Due to price fixation and the oil marketing companies’ reduced profits, the government decided to support these companies as they play a very essential role when it comes to tax collection.The government was not in a position to offer cash discounts to oil marketing companies at the time of issue and therefore issued these bonds. Since these were government issued bonds, they held high value as the principal and interest repayment was a certain event, unlike the case when these would have been issued by private players. Thus due to high credibility, these bonds had great value and were also eligible to be sold in the open market. Since these were to be redeemed in a timespan of more than 15 years, most companies grabbed the opportunity to sell these off and liquidate their assets.

These bonds are in talks these days, since the current finance minister Shrimati Nirmala Sitharaman has blamed the previous governments for issuing these bonds which has led to skyrocketing prices of diesel and petrol. Let us analyse this.


We have seen that the prices of petrol and diesel are at an all time high. In many cities, the prices have crossed the Rs 100/litre mark for petrol and Rs 90/litre for diesel. Most of the oil bonds were issued during the period between 2005-2010 when oil marketing companies had lost their right to fix prices of petrol and diesel. These bonds were issued for a period of 15-20 years and it’s time to redeem these bonds in the upcoming fiscal years. The government has been paying interest on these bonds as it becomes due. The

union government is of the opinion that since they have to redeem these bonds now, it ‘’needs’’ to charge higher prices to pay off the debt. However, here are some figures that would show us the actual picture. As per an article of The Indian Express dated 24th august 2021, “The interest on oil bonds paid in the last seven years totalled Rs 70,195.72 crore. Of the Rs 1.34 lakh crore worth of oil bonds, only Rs 3,500 crore principal has been paid and the remaining Rs 1.3 lakh crore is due for repayment between this fiscal and 2025-26”. The government has to repay Rs 10,000 crore in the current fiscal year, another Rs 31,150 crore in 2023-24, Rs 52,860 crore in 2024-25, and Rs 36,913 crore in 2025-26. In totality this is far less than what the government collects from excise duties on petroleum products alone. For instance, in 2020-21 it collected Rs 3.71 lakh crore as central excise revenues from petroleum products, nearly three times of what it has to pay. With this we can also conclude that the reason for massive oil prices is not the international oil prices or the processing costs, but the heavy taxes imposed by the state and central governments.

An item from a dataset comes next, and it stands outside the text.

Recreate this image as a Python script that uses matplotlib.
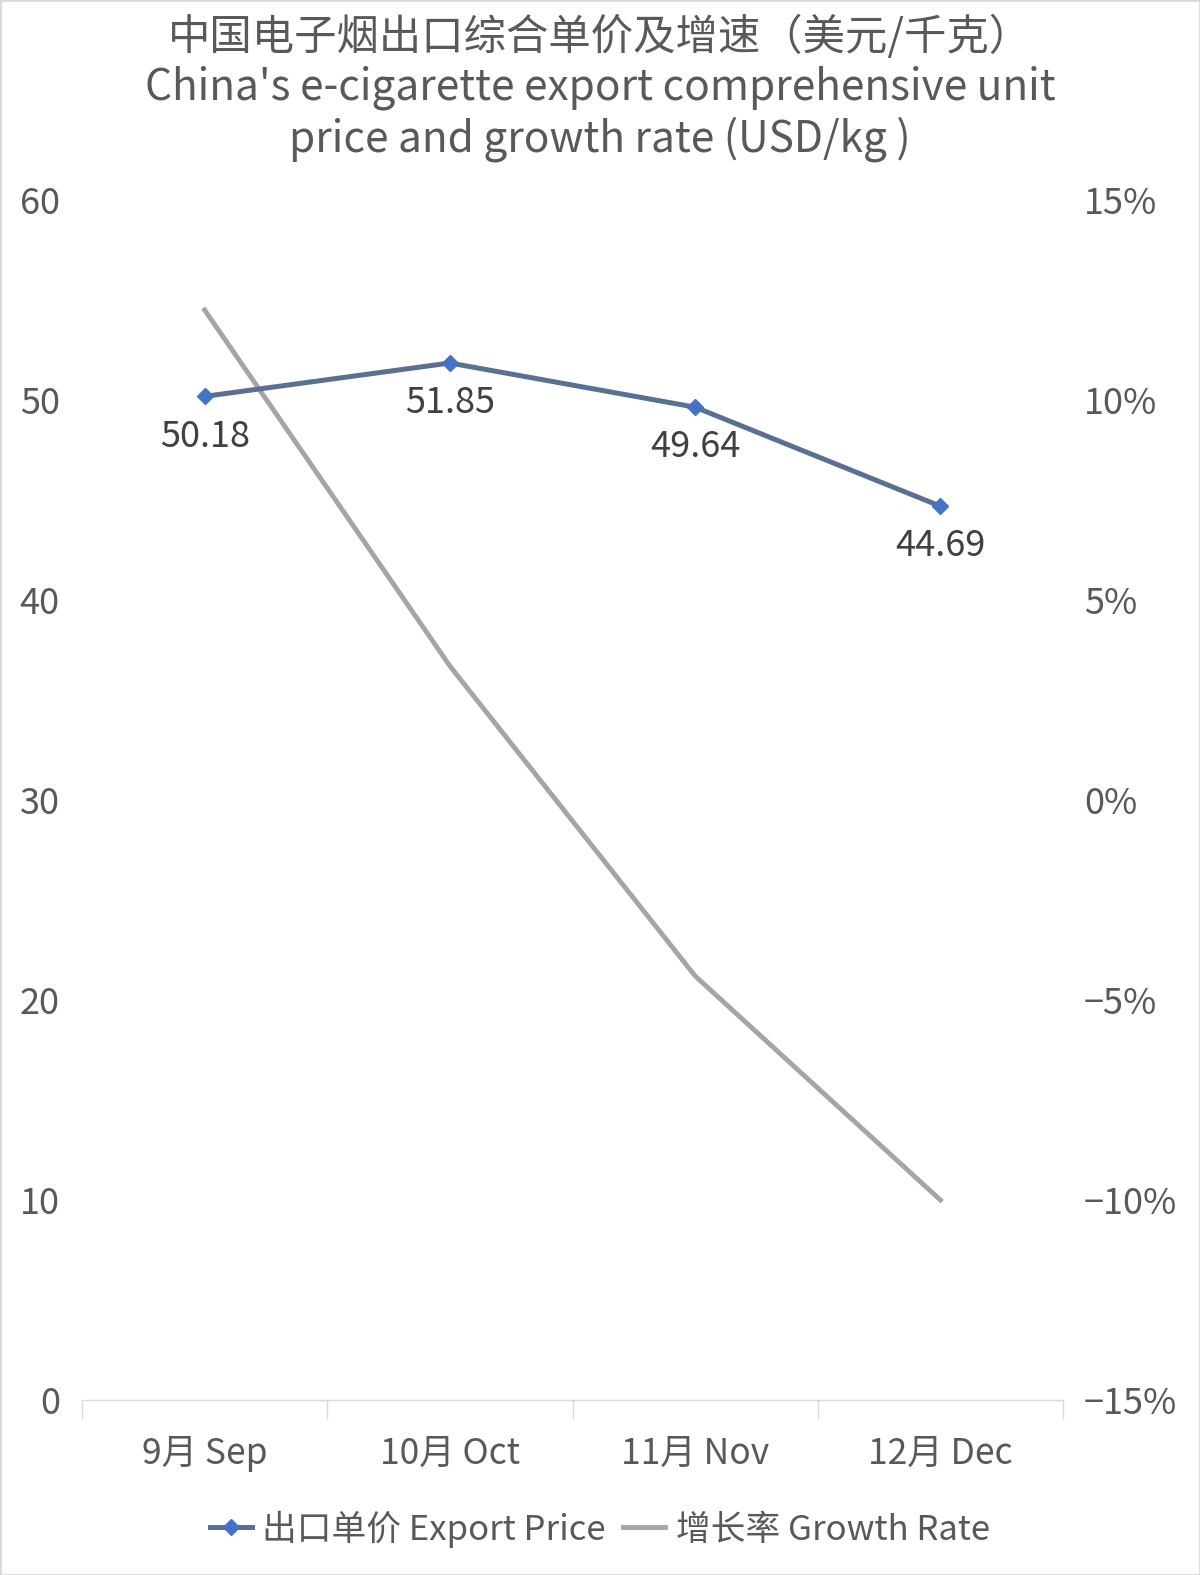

The government deregulated the pricing of petrol in 2010 and diesel in 2014. This allowed oil marketing companies to determine the price of these products, and revise them every fortnight. However, from June 16, 2017, prices for petrol and diesel are announced at 6am in the morning on a daily basis, keeping in mind the daily crude price fluctuations and thereon applicable taxes. Hence the companies decide the fuel prices and are later announced. It is expected that fuel prices will continue to remain high for the next few months. Hence, one should try to minimise motor vehicle usage in order to cut down on their costs and use more public transport as it would be a cheaper mode of travelling.